France hails 'progress' on appeasing protest-hit New Caledonia

France © Theo Rouby/AFP
© Theo Rouby/AFP

An uneasy calm has returned to New Caledonia after the deployment of hundreds of French security forces to shut down violent protests on the Pacific island territory sparked by opposition to a controversial Constitutional reform. While the international airport remains closed to commercial traffic, Australia and New Zealand began evacuating nationals on government planes.

“A return to calm continues on the whole territory,” wrote the French state representative in New Caledonia, Louis Le Franc, in a statement published Tuesday, announcing the deployment of additional security forces.

Six people have been killed in violence sparked by protesters angry about a constitutional reform that would change who can participate in local elections, which pro-Independence leaders say will dilute the indigenous Kanak voice.

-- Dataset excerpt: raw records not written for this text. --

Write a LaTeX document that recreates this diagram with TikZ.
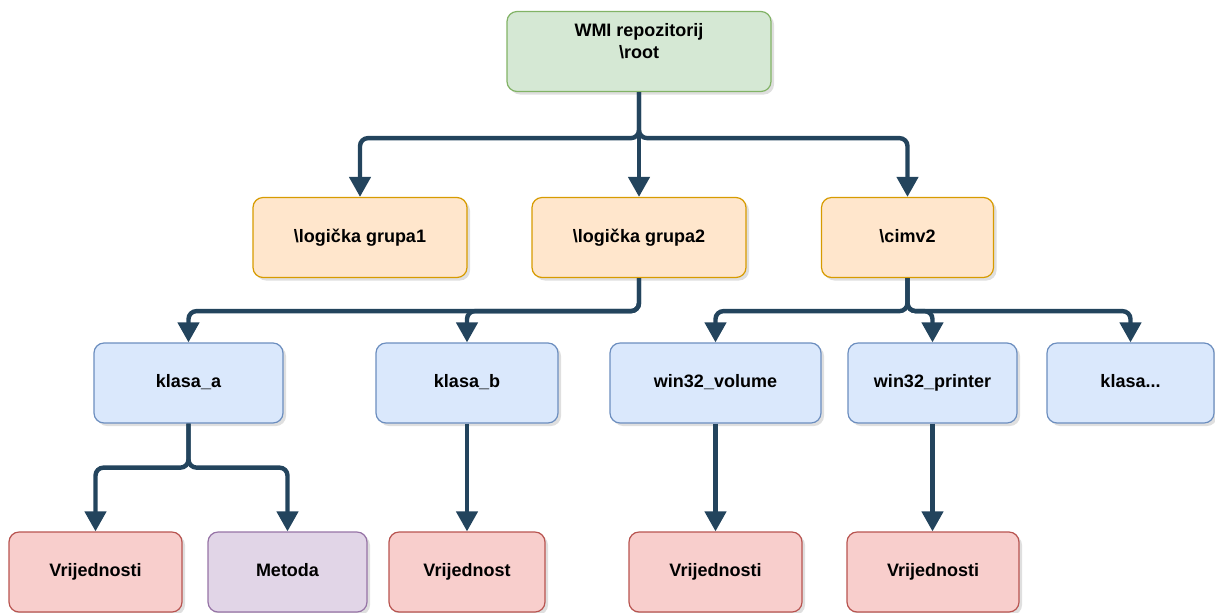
\documentclass[tikz,border=0pt]{standalone}
\usepackage{fontspec}
\setmainfont{Liberation Sans}
\usetikzlibrary{arrows.meta,shadows}
\definecolor{gfill}{HTML}{D5E8D4}\definecolor{gline}{HTML}{82B366}
\definecolor{ofill}{HTML}{FFE6CC}\definecolor{oline}{HTML}{D79B00}
\definecolor{bfill}{HTML}{DAE8FC}\definecolor{bline}{HTML}{6C8EBF}
\definecolor{rfill}{HTML}{F8CECC}\definecolor{rline}{HTML}{B85450}
\definecolor{pfill}{HTML}{E1D5E7}\definecolor{pline}{HTML}{9673A6}
\definecolor{arrowc}{HTML}{23445D}
\tikzset{
  box/.style={draw, rounded corners=5pt, inner sep=0pt, minimum height=40pt,
    line width=0.6pt, align=center,
    font=\bfseries\fontsize{9}{10.8}\selectfont,
    drop shadow={shadow xshift=1.5pt,shadow yshift=-1.5pt,opacity=0.25}},
  oneline/.style={text height=6.6pt, text depth=2pt},
  rootbox/.style={box, fill=gfill, draw=gline},
  grpbox/.style={box, oneline, fill=ofill, draw=oline},
  clsbox/.style={box, oneline, fill=bfill, draw=bline},
  valbox/.style={box, oneline, fill=rfill, draw=rline},
  metbox/.style={box, oneline, fill=pfill, draw=pline},
  conn/.style={draw=arrowc, line width=2.2pt, rounded corners=4pt,
    -{Triangle[length=10pt,width=10.5pt]}}
}
\begin{document}
\begin{tikzpicture}[x=0.5pt,y=-0.5pt]
\useasboundingbox (0,0) rectangle (1215,612);
% level 1
\node[rootbox, minimum width=132pt] (root) at (639,51.5) {WMI repozitorij\\\textbackslash root\\\mbox{}};
% level 2
\node[grpbox, minimum width=107pt] (g1) at (360,237.5) {\textbackslash logička grupa1};
\node[grpbox, minimum width=107pt] (g2) at (639,237.5) {\textbackslash logička grupa2};
\node[grpbox, minimum width=86pt] (cim) at (907.5,237.5) {\textbackslash cimv2};
% level 3
\node[clsbox, minimum width=94.5pt] (ka) at (188.5,383) {klasa\_a};
\node[clsbox, minimum width=91pt] (kb) at (467,383) {klasa\_b};
\node[clsbox, minimum width=105.5pt] (vol) at (715.5,383) {win32\_volume};
\node[clsbox, minimum width=84.5pt] (prn) at (932.5,383) {win32\_printer};
\node[clsbox, minimum width=83.5pt] (kx) at (1130.5,383) {klasa...};
% level 4
\node[valbox, minimum width=86.5pt] (v1) at (95.5,572) {Vrijednosti};
\node[metbox, minimum width=79.5pt] (met) at (287.5,572) {Metoda};
\node[valbox, minimum width=78pt] (v2) at (467,572) {Vrijednost};
\node[valbox, minimum width=86.5pt] (v3) at (715.5,572) {Vrijednosti};
\node[valbox, minimum width=86pt] (v4) at (933,572) {Vrijednosti};
% connectors
\draw[conn] (root.south) -- ++(0,46) -| (g1.north);
\draw[conn] (root.south) -- (g2.north);
\draw[conn] (root.south) -- ++(0,46) -| (cim.north);
\draw[conn] (g2.south) -- ++(0,33) -| (ka.north);
\draw[conn] (g2.south) -- ++(0,33) -| (kb.north);
\draw[conn] (cim.south) -- ++(0,33) -| (vol.north);
\draw[conn] (cim.south) -- ++(0,33) -| (prn.north);
\draw[conn] (cim.south) -- ++(0,33) -| (kx.north);
\draw[conn] (ka.south) -- ++(0,44) -| (v1.north);
\draw[conn] (ka.south) -- ++(0,44) -| (met.north);
\draw[conn] (kb.south) -- (kb.south |- v2.north);
\draw[conn] (vol.south) -- (vol.south |- v3.north);
\draw[conn] (prn.south) -- (prn.south |- v4.north);
\end{tikzpicture}
\end{document}
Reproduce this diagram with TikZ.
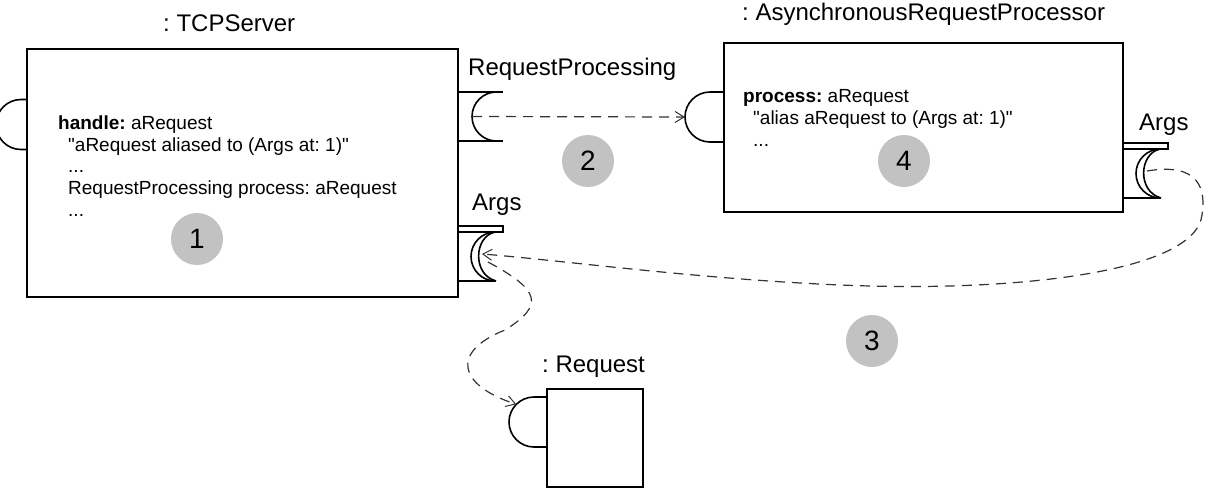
\documentclass[tikz,border=0pt]{standalone}
\usepackage{fontspec}
\setmainfont{Liberation Sans}
\usetikzlibrary{arrows.meta}
\frenchspacing

\tikzset{
  part/.style={draw, line width=1.6pt, inner sep=0pt, outer sep=0pt},
  port/.style={line width=1.6pt},
  dep/.style={dash pattern=on 10pt off 7pt, line width=1.2pt, draw=black!80,
    -{Straight Barb[length=9pt,width=11pt,line width=1pt]}},
  num/.style={circle, fill=black!24, minimum size=52pt, inner sep=0pt,
    font=\fontsize{28}{28}\selectfont},
  lbl/.style={anchor=base west, inner sep=0pt, font=\fontsize{24}{24}\selectfont},
  body/.style={anchor=north west, inner sep=0pt, align=left,
    font=\fontsize{19}{21.75}\selectfont},
  % provided interface, #1 = stub length
  ball/.pic={
    \draw[port] (0,25) -- (-#1,25) arc[start angle=90, end angle=270, radius=25] -- (0,-25);
    \coordinate (-w) at (-#1-25,0);
    \coordinate (-nw) at (-#1-17.7,17.7);
  },
  % required interface
  socket/.pic={
    \draw[port] (0,24.5) -- (45,24.5);
    \draw[port] (0,-24.5) -- (45,-24.5);
    \draw[port] (38.5,24.5) arc[start angle=90, end angle=270, radius=24.5];
    \coordinate (-c) at (14,0);
  },
  % multiple required interface
  argsocket/.pic={
    \draw[port] (0,30.5) -- (45,30.5) -- (45,24.5) -- (0,24.5);
    \draw[port] (37.5,24.5) arc[start angle=90, end angle=270, radius=24.5] -- (0,-24.5);
    \draw[port] (37,24.5) .. controls (16,20) and (14,-18) .. (38,-24.5);
    \coordinate (-in) at (24,2.5);
    \coordinate (-down) at (30,-5.5);
  },
}

\newcommand{\dq}{\textquotedbl}

\begin{document}
\begin{tikzpicture}[x=1pt, y=1pt]
  \useasboundingbox (0,0) rectangle (1218,-496);

  % parts
  \node[part, minimum width=431pt, minimum height=248pt] (tcp) at (242.5,-173) {};
  \node[part, minimum width=399pt, minimum height=169pt] (arp) at (923.5,-127.5) {};
  \node[part, minimum width=96pt, minimum height=98pt] (req) at (595,-438) {};

  % names
  \node[lbl] (tcplabel) at (163,-31) {: TCPServer};
  \node[lbl] (arplabel) at (742,-20) {: AsynchronousRequestProcessor};
  \node[lbl] (reqlabel) at (542,-372) {: Request};
  \node[lbl] (rplabel) at (468,-75) {RequestProcessing};
  \node[lbl] (argsllabel) at (472,-210) {Args};
  \node[lbl] (argsrlabel) at (1139,-130) {Args};

  % methods
  \node[body] (tcptext) at (58,-115.4) {\textbf{handle:} aRequest\\
    \hspace*{10pt}\dq aRequest aliased to (Args at: 1)\dq\\
    \hspace*{10pt}...\\
    \hspace*{10pt}RequestProcessing process: aRequest\\
    \hspace*{10pt}...};
  \node[body] (arptext) at (743,-89.4) {\textbf{process:} aRequest\\
    \hspace*{10pt}\dq alias aRequest to (Args at: 1)\dq\\
    \hspace*{10pt}...};

  % ports
  \pic (tcpball) at ([yshift=-75.5pt]tcp.north west) {ball=6};
  \pic (rp) at ([yshift=-67.5pt]tcp.north east) {socket};
  \pic (tcpargs) at ([yshift=-207.5pt]tcp.north east) {argsocket};
  \pic (arpball) at ([yshift=-74pt]arp.north west) {ball=14};
  \pic (arpargs) at ([yshift=-130.5pt]arp.north east) {argsocket};
  \pic (reqball) at ([yshift=-33pt]req.north west) {ball=13};

  % steps
  \node[num] (n1) at (197,-239) {1};
  \node[num] (n2) at (588,-161) {2};
  \node[num] (n3) at (872,-341) {3};
  \node[num] (n4) at (904,-161) {4};

  % messages
  \draw[dep] (rp-c) -- (arpball-w);
  \draw[dep] (arpargs-in) .. controls (1200,-162) and (1206,-190) .. (1202,-215)
    .. controls (1195,-272) and (1020,-290) .. (870,-286)
    .. controls (720,-282) and (560,-260) .. (tcpargs-in);
  \draw[dep] (tcpargs-down) .. controls (540,-290) and (545,-305) .. (505,-330)
    .. controls (450,-352) and (458,-385) .. (reqball-nw);
\end{tikzpicture}
\end{document}
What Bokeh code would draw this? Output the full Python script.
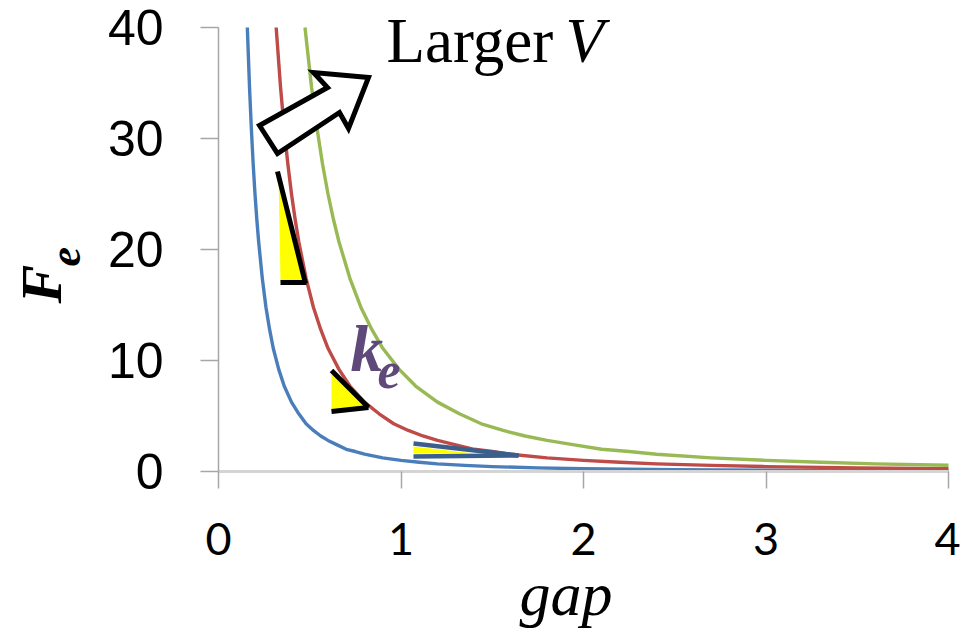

Rioting and looting have shuttered businesses, and road barricades have restricted access to food and medical care.

President Emmanuel Macron noted “progress” towards re-establishing law and order, after a defence council Monday night, where he decided to send the army to protect public buildings.

Stranded tourists

Australia and New Zealand announced the first evacuation flights for tourists blocked by the unrest, as the main international airport is closed to commercial traffic at least until Thursday.

Australia's Foreign Minister Penny Wong said Tuesday that clearance had been received for two "Australian government assisted-departure flights today for Australian and other tourists to depart New Caledonia".

A New Zealand Defence Force plane has picked up the "first tranche" of passengers, according to Foreign Minister Winston Peters, who said further flights would be sent in coming days.

More than 3,000 people thought to have been stranded in New Caledonia.

France's High Commission in New Caledonia asked French residents who normally live outside New Caledonia to register their details for support to return home.

Stalemate on constitutional reform

Following the defense council, France decided to continue the state of emergency and extend the night-time curfew in place along with a ban on gatherings and the use of TikTok.

The government has asked New Caledonians to continue discussion on the constitutional reform, but loyalists say they will not negotiate until there is a return to order on the territory.

They also refuse to consider suspending the reform, as demanded by the pro-Independence parties that have been involved in the protests.

Withdrawing the reform would justify “the troublemakers, looters and rioters”, New Caledonian MP Nicolas Metzdorf, a anti-independence member of Macron's Renaissance party, said at a press conference in Noumea.